Every line that holds the string "with" is to be identified and copied.

start Rows

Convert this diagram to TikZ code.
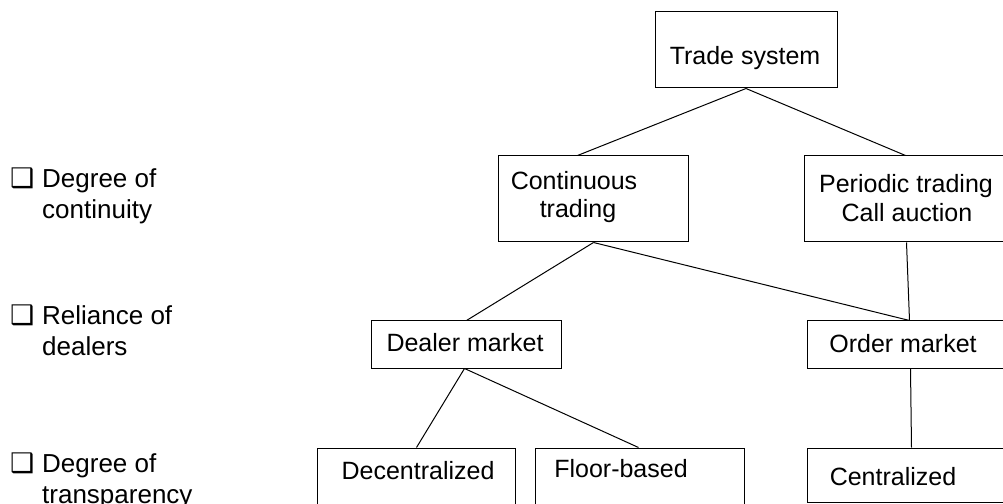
\documentclass[tikz,border=0pt]{standalone}
\usepackage{fontspec}
\setmainfont{Liberation Sans}
\newfontfamily\dejavu{DejaVu Sans}
\begin{document}
\begin{tikzpicture}[x=1bp,y=-1bp,
  box/.style={draw, line width=1bp, rectangle, inner sep=0pt},
  txt/.style={anchor=base, inner sep=0pt, font=\fontsize{25bp}{30bp}\selectfont},
  lbl/.style={anchor=base west, inner sep=0pt, font=\fontsize{26bp}{31bp}\selectfont},
  bul/.style={anchor=base west, inner sep=0pt, font=\dejavu\fontsize{27bp}{30bp}\selectfont},
  link/.style={line width=1bp}]
\useasboundingbox (0,0) rectangle (1003,504);
\clip (0,0) rectangle (1003,504);
\fill[white] (0,0) rectangle (1003,504);

% boxes
\node[box, minimum width=182bp, minimum height=76bp] (trade) at (746,50) {};
\node[box, minimum width=190bp, minimum height=86bp] (cont) at (593,199) {};
\node[box, minimum width=206bp, minimum height=86bp] (per) at (907,199) {};
\node[box, minimum width=190bp, minimum height=47bp] (deal) at (466,344.5) {};
\node[box, minimum width=203bp, minimum height=47bp] (ord) at (908.5,344.5) {};
\node[box, minimum width=198bp, minimum height=82bp] (dec) at (416,489) {};
\node[box, minimum width=209bp, minimum height=82bp] (flo) at (639.5,489) {};
\node[box, minimum width=203bp, minimum height=54bp] (cen) at (908.5,475) {};

% box texts
\node[txt] (tTrade) at (745,65) {Trade system};
\node[txt] (tCont1) at (574,190) {Continuous};
\node[txt] (tCont2) at (578,218) {trading};
\node[txt] (tPer1) at (906,193) {Periodic trading};
\node[txt] (tPer2) at (907,222) {Call auction};
\node[txt] (tDeal) at (465,352) {Dealer market};
\node[txt] (tOrd) at (903,353) {Order market};
\node[txt] (tDec) at (418,479) {Decentralized};
\node[txt] (tFlo) at (621,477) {Floor-based};
\node[txt] (tCen) at (893,485) {Centralized};

% connectors
\draw[link] (trade.south) -- ([xshift=80bp]cont.north west);
\draw[link] (trade.south) -- ([xshift=102bp]per.north west);
\draw[link] ([xshift=96bp]cont.south west) -- ([xshift=96bp]deal.north west);
\draw[link] ([xshift=96bp]cont.south west) -- ([xshift=103bp]ord.north west);
\draw[link] ([xshift=103bp]per.south west) -- ([xshift=103bp]ord.north west);
\draw[link] ([xshift=94bp]deal.south west) -- ([xshift=100bp]dec.north west);
\draw[link] ([xshift=94bp]deal.south west) -- ([xshift=104bp]flo.north west);
\draw[link] ([xshift=104bp]ord.south west) -- ([xshift=105bp]cen.north west);

% left labels
\node[bul] (b1) at (10,188) {❑};
\node[lbl] (l1a) at (42,188) {Degree of};
\node[lbl] (l1b) at (42,219) {continuity};
\node[bul] (b2) at (10,325) {❑};
\node[lbl] (l2a) at (42,325) {Reliance of};
\node[lbl] (l2b) at (42,356) {dealers};
\node[bul] (b3) at (10,472) {❑};
\node[lbl] (l3a) at (42,472) {Degree of};
\node[lbl] (l3b) at (42,503) {transparency};
\end{tikzpicture}
\end{document}
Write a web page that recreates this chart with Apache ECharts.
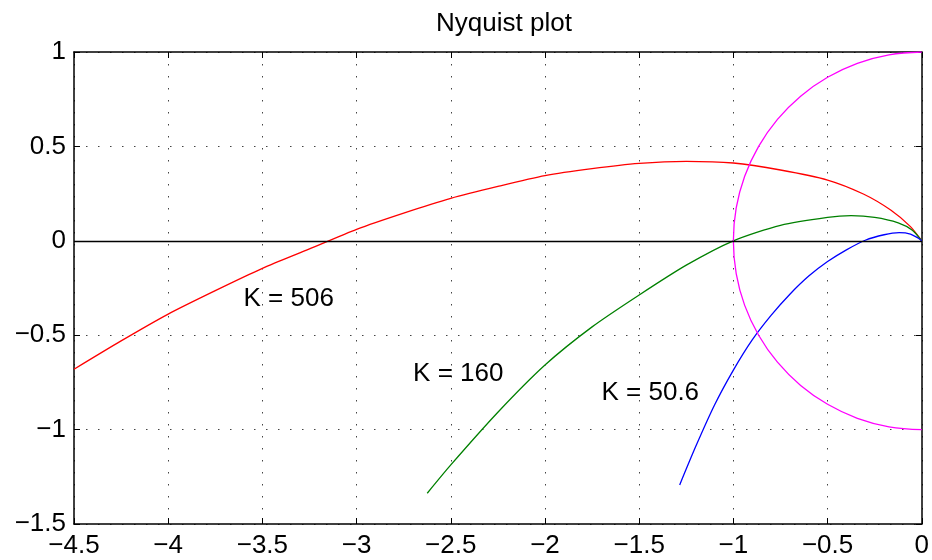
<!DOCTYPE html>
<html>
<head>
<meta charset="utf-8">
<script src="https://cdn.jsdelivr.net/npm/echarts@6/dist/echarts.min.js"></script>
<style>
  html, body { margin: 0; padding: 0; background: #fff; }
  #main { width: 932px; height: 560px; }
</style>
</head>
<body>
<div id="main"></div>
<script>
var redX = [-4.5, -4.25, -4.0, -3.75, -3.5, -3.25, -3.0, -2.75, -2.5, -2.25, -2.0, -1.75, -1.5, -1.25, -1.0, -0.75, -0.5, -0.31, -0.165, -0.06, 0];
var redY = [-0.68, -0.53, -0.388, -0.264, -0.146, -0.043, 0.061, 0.147, 0.225, 0.288, 0.345, 0.382, 0.41, 0.421, 0.412, 0.375, 0.322, 0.248, 0.163, 0.075, 0];

var greenX = [-2.625, -2.5, -2.25, -2.0, -1.75, -1.5, -1.25, -1.0, -0.75, -0.5, -0.375, -0.25, -0.125, -0.05, 0];
var greenY = [-1.337, -1.187, -0.908, -0.658, -0.456, -0.287, -0.129, 0, 0.082, 0.124, 0.133, 0.124, 0.095, 0.056, 0];

var blueX = [-1.285, -1.2, -1.1, -1.0, -0.9, -0.8, -0.7, -0.6, -0.5, -0.4, -0.3, -0.2, -0.12, -0.06, -0.02, 0];
var blueY = [-1.293, -1.09, -0.87, -0.685, -0.525, -0.395, -0.283, -0.187, -0.11, -0.048, 0.003, 0.032, 0.043, 0.036, 0.015, 0];

// unit circle (left half)
var circX = [0, -0.174, -0.342, -0.5, -0.643, -0.766, -0.866, -0.94, -0.985, -1, -0.985, -0.94, -0.866, -0.766, -0.643, -0.5, -0.342, -0.174, 0];
var circY = [1, 0.985, 0.94, 0.866, 0.766, 0.643, 0.5, 0.342, 0.174, 0, -0.174, -0.342, -0.5, -0.643, -0.766, -0.866, -0.94, -0.985, -1];

var labelText = ['K = 506', 'K = 160', 'K = 50.6'];
var labelX = [-3.6, -2.7, -1.7];
var labelY = [-0.308, -0.705, -0.803];

function pairs(xs, ys) {
  return xs.map(function (x, i) { return [x, ys[i]]; });
}

var fontFamily = 'Liberation Sans, Arial, Helvetica, sans-serif';
function tickFmt(v) {
  return String(Math.round(v * 10) / 10).replace('-', '\u2212');
}

var axisLine = { show: true, onZero: false, lineStyle: { color: '#000', width: 1.5 } };
var axisTick = { show: true, inside: true, length: 6, lineStyle: { color: '#000', width: 1 } };
var gridLine = { show: true, lineStyle: { color: '#444', type: [1.5, 10.5], width: 1 } };

var myChart = echarts.init(document.getElementById('main'));
myChart.setOption({
  animation: false,
  backgroundColor: '#fff',
  title: {
    text: 'Nyquist plot',
    left: 499, top: 6, textAlign: 'center',
    textStyle: { fontFamily: fontFamily, fontSize: 26, fontWeight: 'normal', color: '#000' }
  },
  grid: { left: 74, right: 7, top: 52, bottom: 36 },
  xAxis: [
    {
      type: 'value', min: -4.5, max: 0, interval: 0.5, position: 'bottom',
      axisLine: axisLine, axisTick: axisTick, splitLine: gridLine,
      axisLabel: { color: '#000', fontFamily: fontFamily, fontSize: 26, margin: 9, formatter: tickFmt, showMinLabel: true, showMaxLabel: true }
    },
    {
      type: 'value', min: -4.5, max: 0, interval: 0.5, position: 'top',
      axisLine: axisLine, axisTick: axisTick, splitLine: { show: false }, axisLabel: { show: false }
    }
  ],
  yAxis: [
    {
      type: 'value', min: -1.5, max: 1, interval: 0.5, position: 'left',
      axisLine: axisLine, axisTick: axisTick, splitLine: gridLine,
      axisLabel: { color: '#000', fontFamily: fontFamily, fontSize: 26, margin: 8, formatter: tickFmt, showMinLabel: true, showMaxLabel: true }
    },
    {
      type: 'value', min: -1.5, max: 1, interval: 0.5, position: 'right',
      axisLine: axisLine, axisTick: axisTick, splitLine: { show: false }, axisLabel: { show: false }
    }
  ],
  series: [
    {
      name: 'K = 506', type: 'line', data: pairs(redX, redY), showSymbol: false, symbol: 'none', smooth: 0.25,
      lineStyle: { color: '#ff0000', width: 1.3 },
      markLine: {
        silent: true, symbol: 'none', label: { show: false },
        lineStyle: { color: '#000', type: 'solid', width: 1.3 },
        data: [{ yAxis: 0 }]
      }
    },
    {
      name: 'K = 160', type: 'line', data: pairs(greenX, greenY), showSymbol: false, symbol: 'none', smooth: 0.25,
      lineStyle: { color: '#008000', width: 1.3 }
    },
    {
      name: 'K = 50.6', type: 'line', data: pairs(blueX, blueY), showSymbol: false, symbol: 'none', smooth: 0.25,
      lineStyle: { color: '#0000ff', width: 1.3 }
    },
    {
      name: 'unit circle', type: 'line', data: pairs(circX, circY), showSymbol: false, symbol: 'none', smooth: 0.4,
      lineStyle: { color: '#ff00ff', width: 1.3 }
    },
    {
      name: 'labels', type: 'scatter', symbolSize: 0, itemStyle: { opacity: 1 },
      data: labelText.map(function (t, i) { return { value: [labelX[i], labelY[i]], name: t }; }),
      label: {
        show: true, position: 'right', distance: 0, formatter: '{b}',
        color: '#000', opacity: 1, fontFamily: fontFamily, fontSize: 26
      }
    }
  ]
});
</script>
</body>
</html>
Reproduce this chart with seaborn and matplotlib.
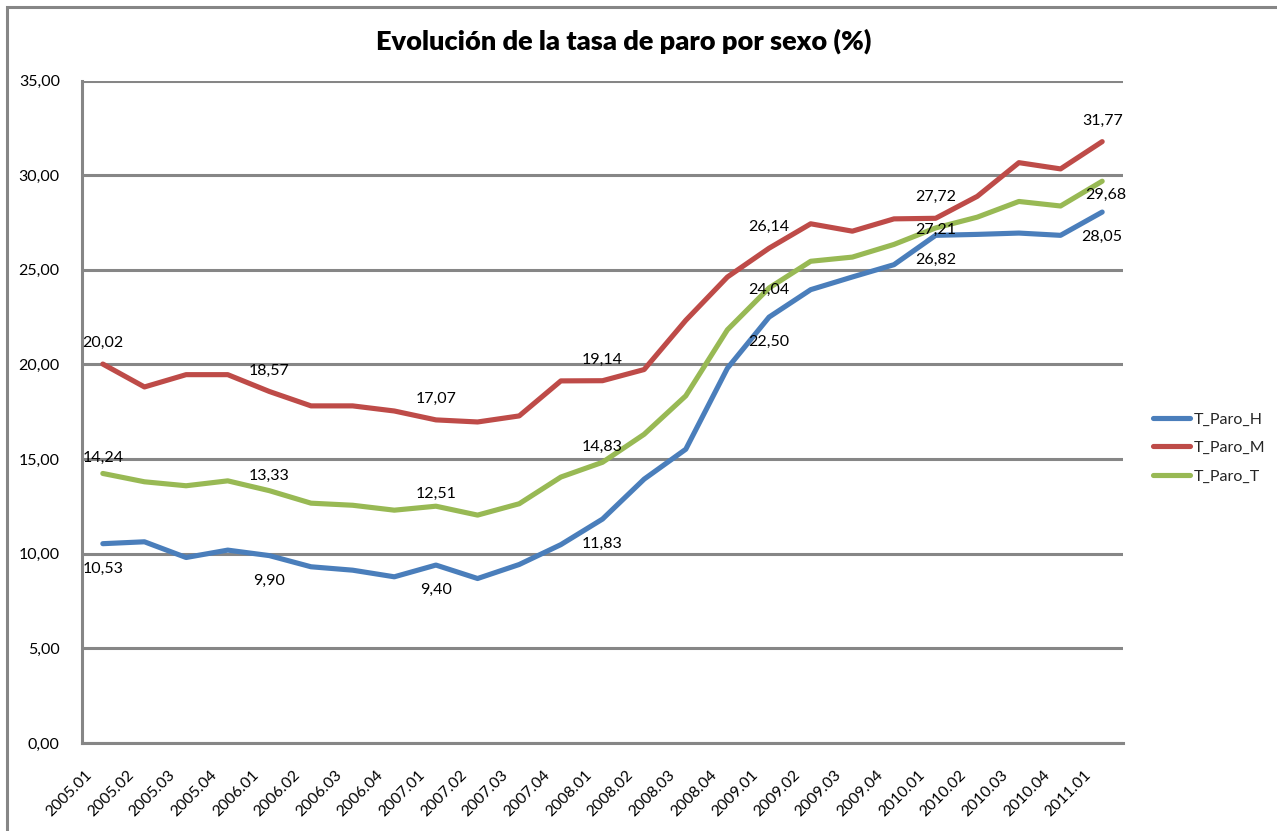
import numpy as np
import pandas as pd
import matplotlib
matplotlib.use("Agg")
import matplotlib.pyplot as plt
import matplotlib.transforms as mtransforms
from matplotlib.patches import Rectangle
import seaborn as sns

# Quarterly periods
periods = ["2005.01", "2005.02", "2005.03", "2005.04",
           "2006.01", "2006.02", "2006.03", "2006.04",
           "2007.01", "2007.02", "2007.03", "2007.04",
           "2008.01", "2008.02", "2008.03", "2008.04",
           "2009.01", "2009.02", "2009.03", "2009.04",
           "2010.01", "2010.02", "2010.03", "2010.04",
           "2011.01"]

# Unemployment rate, men
t_paro_h = [10.53, 10.63, 9.80, 10.19, 9.90, 9.31, 9.13, 8.78, 9.40, 8.69,
            9.43, 10.48, 11.83, 13.94, 15.52, 19.80, 22.50, 23.95, 24.62, 25.27,
            26.82, 26.87, 26.94, 26.82, 28.05]
# Unemployment rate, women
t_paro_m = [20.02, 18.81, 19.46, 19.46, 18.57, 17.81, 17.81, 17.54, 17.07, 16.96,
            17.28, 19.13, 19.14, 19.73, 22.33, 24.62, 26.14, 27.43, 27.04, 27.69,
            27.72, 28.88, 30.66, 30.33, 31.77]
# Unemployment rate, total
t_paro_t = [14.24, 13.80, 13.59, 13.85, 13.33, 12.67, 12.56, 12.30, 12.51, 12.04,
            12.64, 14.05, 14.83, 16.31, 18.34, 21.83, 24.04, 25.45, 25.67, 26.34,
            27.21, 27.78, 28.61, 28.37, 29.68]

series_names = ["T_Paro_H", "T_Paro_M", "T_Paro_T"]
title = "Evolución de la tasa de paro por sexo (%)"

series = {"T_Paro_H": t_paro_h, "T_Paro_M": t_paro_m, "T_Paro_T": t_paro_t}
df = pd.concat(
    [pd.DataFrame({"idx": np.arange(len(periods)), "periodo": periods,
                   "serie": name, "valor": vals})
     for name, vals in series.items()],
    ignore_index=True)

sns.set_theme(style="white")
plt.rcParams["font.family"] = ["Lato", "DejaVu Sans"]

colors = {"T_Paro_H": "#4A7EBB", "T_Paro_M": "#BE4B48", "T_Paro_T": "#98B954"}
grid_col = "#868686"

fig = plt.figure(figsize=(12.77, 8.31), dpi=100)
fig.patch.set_facecolor("white")

# outer chart frame
fig.patches.append(Rectangle((7 / 1277, -0.1), 1.2, 1 - 7 / 831 + 0.1,
                             transform=fig.transFigure, fill=False,
                             edgecolor=grid_col, linewidth=2.2, zorder=0))

ax = fig.add_axes([82 / 1277, 1 - 743 / 831, (1123 - 82) / 1277, (743 - 80.5) / 831])

sns.lineplot(data=df, x="idx", y="valor", hue="serie", hue_order=series_names,
             palette=colors, linewidth=3.7, ax=ax, legend=True,
             solid_capstyle="round", solid_joinstyle="round", zorder=3)

ax.set_xlim(-0.5, len(periods) - 0.5)
ax.set_ylim(0, 35)
ax.set_yticks(np.arange(0, 36, 5))
ax.set_yticklabels([f"{v:.2f}".replace(".", ",") for v in np.arange(0, 36, 5)],
                   fontsize=11.5, color="black")
ax.set_xticks([])
ax.tick_params(axis="both", length=0)
ax.tick_params(axis="y", pad=16)
ax.set_xlabel("")
ax.set_ylabel("")

# rotated category labels, anchored by their upper right corner
base = mtransforms.blended_transform_factory(ax.transData, ax.transAxes)
shift = mtransforms.ScaledTranslation(-0.18, -0.25, fig.dpi_scale_trans)
for i, p in enumerate(periods):
    ax.text(i, 0, p, transform=base + shift, rotation=45,
            rotation_mode="anchor", ha="right", va="top",
            fontsize=11.3, color="black", clip_on=False)

ax.yaxis.grid(True, color=grid_col, linewidth=2.2)
ax.xaxis.grid(False)
ax.set_axisbelow(True)
for side in ["top", "right"]:
    ax.spines[side].set_visible(False)
for side in ["left", "bottom"]:
    ax.spines[side].set_color(grid_col)
    ax.spines[side].set_linewidth(2.2)

# data labels every fourth quarter
label_idx = [0, 4, 8, 12, 16, 20, 24]
offsets = {
    "T_Paro_H": {i: (0, -25) for i in label_idx},
    "T_Paro_M": {i: (0, 21) for i in label_idx},
    "T_Paro_T": {0: (0, 16), 4: (0, 15), 8: (0, 12), 12: (0, 15),
                 16: (0, -2), 20: (0, -2), 24: (4, -14)},
}
for name, vals in series.items():
    for i in label_idx:
        dx, dy = offsets[name][i]
        ax.annotate(f"{vals[i]:.2f}".replace(".", ","), (i, vals[i]),
                    xytext=(dx * 0.72, dy * 0.72), textcoords="offset points",
                    ha="center", va="center", fontsize=11.5, color="black",
                    zorder=5)

leg = ax.legend(loc="center left", bbox_to_anchor=(1139 / 1277, 1 - 448 / 831),
                bbox_transform=fig.transFigure, frameon=False, fontsize=11.5,
                handlelength=2.3, handletextpad=0.2, labelspacing=0.9)
for line in leg.get_lines():
    line.set_linewidth(3.7)
    line.set_solid_capstyle("round")

fig.text(624 / 1277, 1 - 41 / 831, title, ha="center", va="center",
         fontsize=19.5, fontweight="heavy", color="black")

fig.savefig("out.png", dpi=100, facecolor="white")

end Rows

• Exercise solution:
Write a web page that recreates this chart with Apache ECharts.
Reproduce this chart with seaborn and matplotlib.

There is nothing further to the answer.